Dallas ? Big 12 Football media days began Monday morning at the Omni hotel, oddly enough, with a bit of baseball talk.
Art Briles, coach of defending league champion Baylor, was the first of five program leaders to the table for the day’s news conferences.
“I guess we’re batting lead-off today,” Briles said. “Well, the thing that’s a little different is, I don’t know what the commissioner expected, but we’re not going to try to bunt or get a single. I promise you that. We’re swinging for the fence. So maybe he should have put us fourth, because that’s just the way we approach the game.”
Picked second by the media in the Big 12 preseason poll, behind Oklahoma, Baylor (11-2 in 2013) is perceived as one of the nation’s top teams. Briles said that should only help the Bears attain their 2014 goals.
“If you’re a hot football team, and you start at 27 (outside of the top 25), and you’re as hot as anybody in America, after eight or nine weeks, you’re (up to) No. 12 or 13,” Briles said. “So the advantage with our perception, our image, nationally, is we have a chance to fulfill faster, to get to where we want to get faster, which is getting in the Final Four (the College Football Playoff) this year.”
Baylor, led by Heisman Trophy-hopeful quarterback senior Bryce Petty, has the most offensive yards returning (6,319) of any team in the nation.
Challenge awaits OSU
Oklahoma State lost 33 lettermen from its 2013 team, which finished 10-3. And coach Mike Gundy isn’t exactly easing into things this fall. The Cowboys open their season Aug. 30 against defending national champion Florida State, in Arlington, Texas.

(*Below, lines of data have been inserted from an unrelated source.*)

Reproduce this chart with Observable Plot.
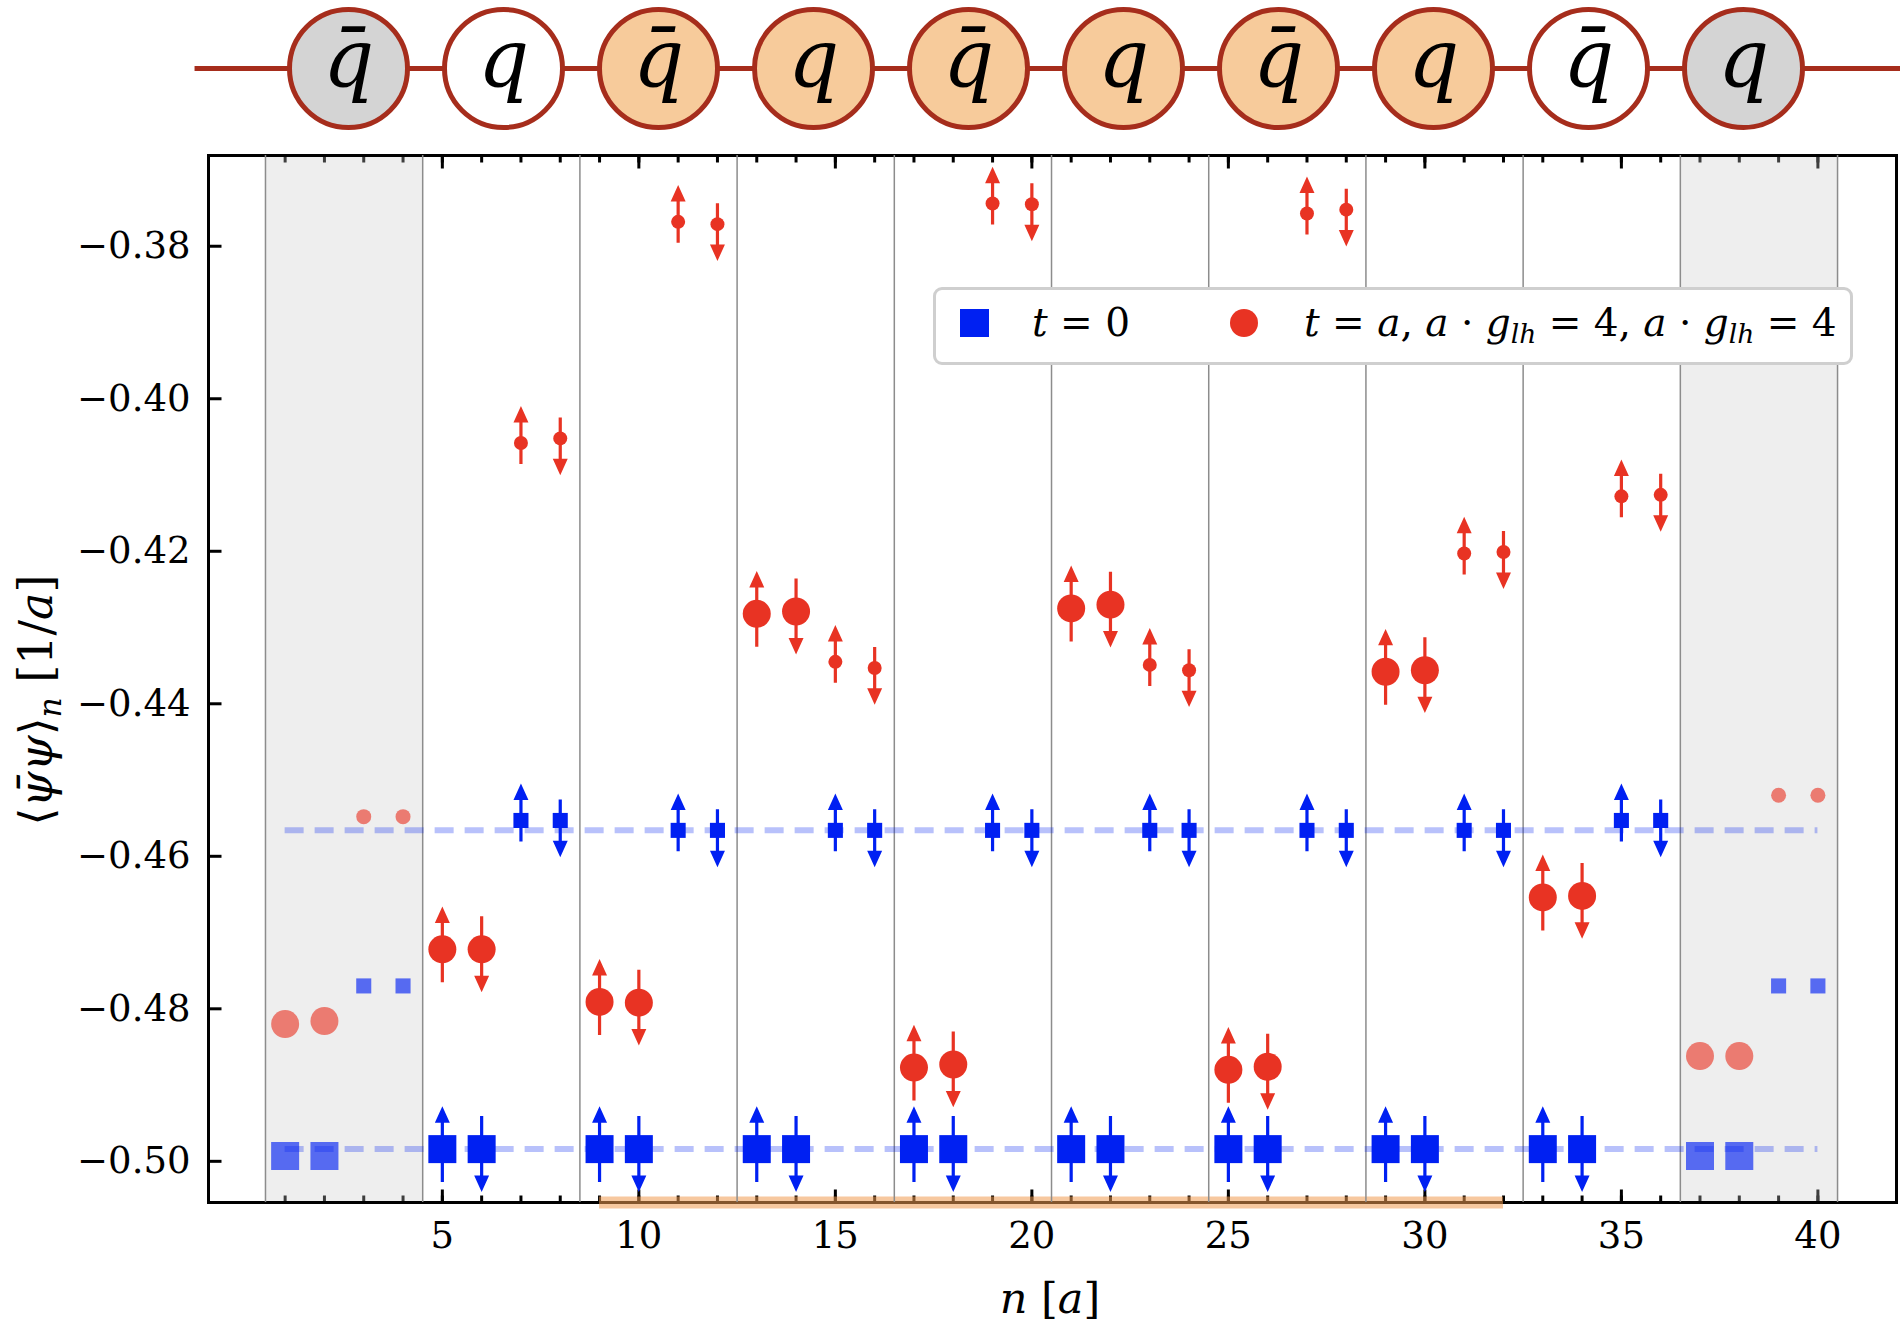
<!DOCTYPE html>
<html><head><meta charset="utf-8">
<script src="https://cdn.jsdelivr.net/npm/d3@7"></script>
<script src="https://cdn.jsdelivr.net/npm/@observablehq/plot@0.6"></script>
<style>
body{margin:0;background:#fff;}
#root{position:relative;width:1900px;height:1332px;overflow:hidden;font-family:"DejaVu Serif",serif;color:#000;background:#fff;}
#chain{position:absolute;left:0;top:0;}
#main{position:absolute;left:0;top:140px;}
#legend{position:absolute;left:933px;top:287px;width:914px;height:72px;border:3px solid #cfcfcf;border-radius:9px;background:#fff;}
#legend .sq{position:absolute;left:24px;top:19px;width:29px;height:28px;background:#0020f2;}
#legend .ci{position:absolute;left:294px;top:19px;width:28px;height:28px;border-radius:50%;background:#e83323;}
#legend .tx{position:absolute;top:8px;font-size:39px;line-height:50px;white-space:nowrap;}
sub{font-size:0.68em;vertical-align:-0.28em;line-height:0;}
#ylabel{position:absolute;left:36px;top:700px;transform:translate(-50%,-50%) rotate(-90deg);font-size:46px;white-space:nowrap;}
#xlabel{position:absolute;left:1050px;top:1298px;transform:translate(-50%,-50%);font-size:43px;white-space:nowrap;}
</style></head>
<body>
<div id="root">
  <div id="chain"></div>
  <div id="main"></div>
  <div id="legend">
    <div class="sq"></div><div class="tx" style="left:96px"><i>t</i> = 0</div>
    <div class="ci"></div><div class="tx" style="left:368px"><i>t</i> = <i>a</i>, <i>a</i> · <i>g</i><sub><i>lh</i></sub> = 4, <i>a</i> · <i>g</i><sub><i>lh</i></sub> = 4</div>
  </div>
  <div id="ylabel">⟨<i>ψ̄ψ</i>⟩<sub><i>n</i></sub> [1/<i>a</i>]</div>
  <div id="xlabel"><i>n</i> [<i>a</i>]</div>
</div>
<script>
// ---------------- data ----------------
const sites = d3.range(1, 41);
const t0Values = [
  -0.4993, -0.4993, -0.4770, -0.4770,
  -0.4984, -0.4984, -0.4553, -0.4553,
  -0.4984, -0.4984, -0.4566, -0.4566,
  -0.4984, -0.4984, -0.4566, -0.4566,
  -0.4984, -0.4984, -0.4566, -0.4566,
  -0.4984, -0.4984, -0.4566, -0.4566,
  -0.4984, -0.4984, -0.4566, -0.4566,
  -0.4984, -0.4984, -0.4566, -0.4566,
  -0.4984, -0.4984, -0.4553, -0.4553,
  -0.4993, -0.4993, -0.4770, -0.4770
];
const t1Values = [
  -0.4820, -0.4816, -0.4548, -0.4548,
  -0.4722, -0.4722, -0.4058, -0.4052,
  -0.4791, -0.4792, -0.3768, -0.3771,
  -0.4282, -0.4279, -0.4345, -0.4353,
  -0.4877, -0.4873, -0.3744, -0.3745,
  -0.4275, -0.4270, -0.4349, -0.4356,
  -0.4880, -0.4876, -0.3757, -0.3752,
  -0.4358, -0.4356, -0.4203, -0.4201,
  -0.4654, -0.4652, -0.4128, -0.4126,
  -0.4862, -0.4862, -0.4520, -0.4520
];
const referenceLevels = [-0.4984, -0.4566];
const groupEdges = [0.5, 4.5, 8.5, 12.5, 16.5, 20.5, 24.5, 28.5, 32.5, 36.5, 40.5];
const edgeZones = [[0.5, 4.5], [36.5, 40.5]];
const highlight = [[9, 32]];
const xMajorTicks = [5, 10, 15, 20, 25, 30, 35, 40];
const yTicks = [-0.50, -0.48, -0.46, -0.44, -0.42, -0.40, -0.38];
const chainLabels = ["q\u0304", "q", "q\u0304", "q", "q\u0304", "q", "q\u0304", "q", "q\u0304", "q"];
const chainFills = ["#d4d4d4", "#ffffff", "#f7cb9b", "#f7cb9b", "#f7cb9b", "#f7cb9b", "#f7cb9b", "#f7cb9b", "#ffffff", "#d4d4d4"];

// ---------------- styles ----------------
const BLUE = "#0020f2", RED = "#e83323", CHAIN = "#a62d1c";
const X_DOMAIN = [-0.95, 42.0], Y_DOMAIN = [-0.5054, -0.3681];

const rows = sites.map((n, i) => ({
  n, t0: t0Values[i], t1: t1Values[i],
  big: ((n - 1) % 4) < 2, up: n % 2 === 1,
  edge: n <= 4 || n >= 37
}));
const inner = rows.filter(d => !d.edge), outer = rows.filter(d => d.edge);

function lineSymbol(dx, dy) {
  return {draw(ctx) { ctx.moveTo(0, 0); ctx.lineTo(dx, dy); }};
}
function spinArrow(tip, tail, dir) {
  const hl = 11, hw = 5;
  return {draw(ctx) {
    ctx.moveTo(0, -dir * tail);
    ctx.lineTo(0, dir * (tip - hl));
    ctx.moveTo(-hw, dir * (tip - hl));
    ctx.lineTo(hw, dir * (tip - hl));
    ctx.lineTo(0, dir * tip);
    ctx.closePath();
  }};
}
function arrows(key, color) {
  return [[true, true], [true, false], [false, true], [false, false]].map(([big, up]) =>
    Plot.dot(inner.filter(d => d.big === big && d.up === up), {
      x: "n", y: key, r: 1,
      symbol: spinArrow(big ? 39 : 33, big ? 33 : 21, up ? -1 : 1),
      fill: color, stroke: color, strokeWidth: 3.2
    }));
}

// ---------------- top chain diagram ----------------
const chainData = chainLabels.map((label, i) => ({i, label, fill: chainFills[i]}));
const chain = Plot.plot({
  width: 1900, height: 140, margin: 0,
  x: {domain: [0, 9], range: [348, 1743]},
  y: {domain: [-1, 1], range: [128, 8]},
  axis: null,
  style: {background: "transparent", overflow: "visible"},
  marks: [
    Plot.ruleY([0], {x1: () => -0.99, x2: () => 10.2, stroke: CHAIN, strokeWidth: 5}),
    Plot.dot(chainData, {x: "i", y: () => 0, r: 59, fill: "fill", stroke: CHAIN, strokeWidth: 5}),
    Plot.text(chainData, {x: "i", y: () => 0, text: "label", fontSize: 80, fontStyle: "italic",
      fontFamily: "DejaVu Serif", lineAnchor: "bottom", dy: 17, fill: "black"})
  ]
});
document.getElementById("chain").appendChild(chain);

// ---------------- main chart ----------------
const main = Plot.plot({
  width: 1900, height: 1192,
  marginTop: 15, marginBottom: 130, marginLeft: 208, marginRight: 4,
  x: {domain: X_DOMAIN},
  y: {domain: Y_DOMAIN},
  style: {fontFamily: "DejaVu Serif", fontSize: "37px", color: "black", background: "transparent", overflow: "visible"},
  marks: [
    // ticks (inward)
    Plot.dot(xMajorTicks, {x: d => d, y: () => Y_DOMAIN[0], symbol: lineSymbol(0, -13), fill: "none", stroke: "black", strokeWidth: 3}),
    Plot.dot(sites, {x: d => d, y: () => Y_DOMAIN[0], symbol: lineSymbol(0, -7), fill: "none", stroke: "black", strokeWidth: 3}),
    Plot.dot(xMajorTicks, {x: d => d, y: () => Y_DOMAIN[1], symbol: lineSymbol(0, 13), fill: "none", stroke: "black", strokeWidth: 3}),
    Plot.dot(sites, {x: d => d, y: () => Y_DOMAIN[1], symbol: lineSymbol(0, 7), fill: "none", stroke: "black", strokeWidth: 3}),
    Plot.dot(yTicks, {x: () => X_DOMAIN[0], y: d => d, symbol: lineSymbol(13, 0), fill: "none", stroke: "black", strokeWidth: 3}),
    // shaded edge zones
    Plot.rect(edgeZones, {x1: d => d[0], x2: d => d[1], fill: "#c8c8c8", fillOpacity: 0.31}),
    Plot.frame({stroke: "black", strokeWidth: 3}),
    // highlighted region along bottom axis
    Plot.ruleY(highlight, {y: () => Y_DOMAIN[0], x1: d => d[0], x2: d => d[1], stroke: "#f09a50", strokeOpacity: 0.55, strokeWidth: 12}),
    // group boundaries
    Plot.ruleX(groupEdges, {stroke: "#8c8c8c", strokeWidth: 1.5}),
    // reference dashed lines
    Plot.ruleY(referenceLevels, {y: d => d, x1: () => sites[0], x2: () => sites[sites.length - 1],
      stroke: BLUE, strokeOpacity: 0.28, strokeWidth: 6, strokeDasharray: "19,11"}),
    // axis labels
    Plot.axisX({ticks: xMajorTicks, tickSize: 0, tickPadding: 19, label: null, tickFormat: d => String(d)}),
    Plot.axisY({ticks: yTicks, tickSize: 0, tickPadding: 18, label: null, tickFormat: ".2f"}),
    // edge (faded) points
    Plot.dot(outer.filter(d => d.big), {x: "n", y: "t0", symbol: "square", r: 15.8, fill: BLUE, fillOpacity: 0.64}),
    Plot.dot(outer.filter(d => !d.big), {x: "n", y: "t0", symbol: "square", r: 8.5, fill: BLUE, fillOpacity: 0.64}),
    Plot.dot(outer.filter(d => d.big), {x: "n", y: "t1", r: 14, fill: RED, fillOpacity: 0.62}),
    Plot.dot(outer.filter(d => !d.big), {x: "n", y: "t1", r: 7.5, fill: RED, fillOpacity: 0.62}),
    // t = 0
    ...arrows("t0", BLUE),
    Plot.dot(inner.filter(d => d.big), {x: "n", y: "t0", symbol: "square", r: 15.8, fill: BLUE}),
    Plot.dot(inner.filter(d => !d.big), {x: "n", y: "t0", symbol: "square", r: 8.5, fill: BLUE}),
    // t = a
    ...arrows("t1", RED),
    Plot.dot(inner.filter(d => d.big), {x: "n", y: "t1", r: 14, fill: RED}),
    Plot.dot(inner.filter(d => !d.big), {x: "n", y: "t1", r: 7, fill: RED})
  ]
});
document.getElementById("main").appendChild(main);
</script>
</body></html>
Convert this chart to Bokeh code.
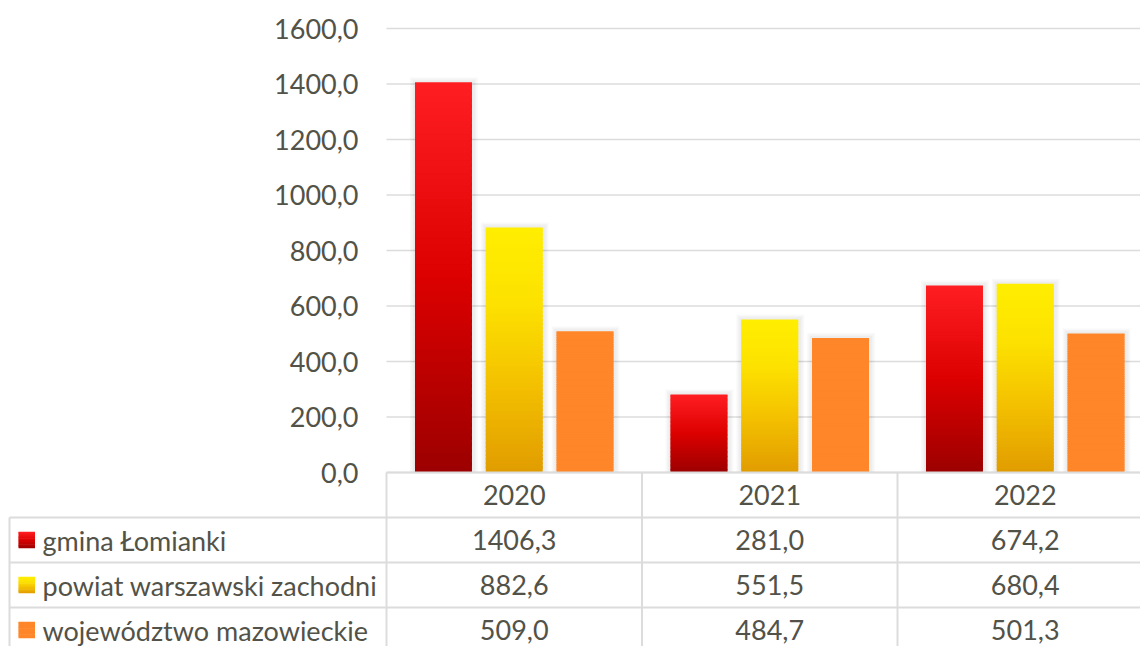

“It’s going to be a big challenge for our team, but they’re very excited,” Gundy said. “One advantage to an opener against a very good football team, much less the national champion and returning Heisman Trophy winner (sophomore quarterback Jameis Winston), is, motivation is there.”
Entering his 10th season at OSU, Gundy hopes the upcoming showdown in the Cowboys Classic at AT&T Stadium will get his players through sweltering preseason practices in August.
“They’re obviously a great football team,” Gundy said of FSU. “They’ve got a number of players other than the quarterback, and some are going to be playing on Sundays. But our responsibility as coaches … is to come up with a great plan.”
Frogs back bowling?
A 4-8 2013 season wasn’t only disappointing for TCU, it broke an eight-year streak of bowl-game appearances.
Coach Gary Patterson, whose Horned Frogs suffered six losses of 10 points or less, said he entered last year expecting far more. If anything, Patterson said a year ago he arrived at media days feeling too positive.
“I’ve kind of been back to being my old self, to be honest with you,” the 14th-year TCU coach said.
This season marks the Frogs’ third in the Big 12, and Patterson hopes they will get back to winning the close ones.
“For us, it’s finding that four or five plays,” he said. “You’ve got to be a smarter football team. In this league, the margin of error is different. There were good teams in any league we’ve played in. But on a week-to-week basis, the margin for errors is less (in the Big 12).”
Kingsbury on QBs
A former standout quarterback at Texas Tech, Kliff Kingsbury became the program’s coach in 2013. At first, growing pains didn’t seem to be a problem, as the Red Raiders won their first seven games. But they lost their next five before defeating Arizona State at the Holiday Bowl.
Between the comfort level that comes with Year Two for Kingsbury’s staff at Tech and the progress made last season by then-true freshman quarterback Davis Webb, the Red Raiders are more than optimistic.
“I’m excited to watch (Webb) play this year,” the coach said of the Holiday Bowl’s Offensive MVP. “He’s one of the hardest-working quarterbacks I’ve ever been around.”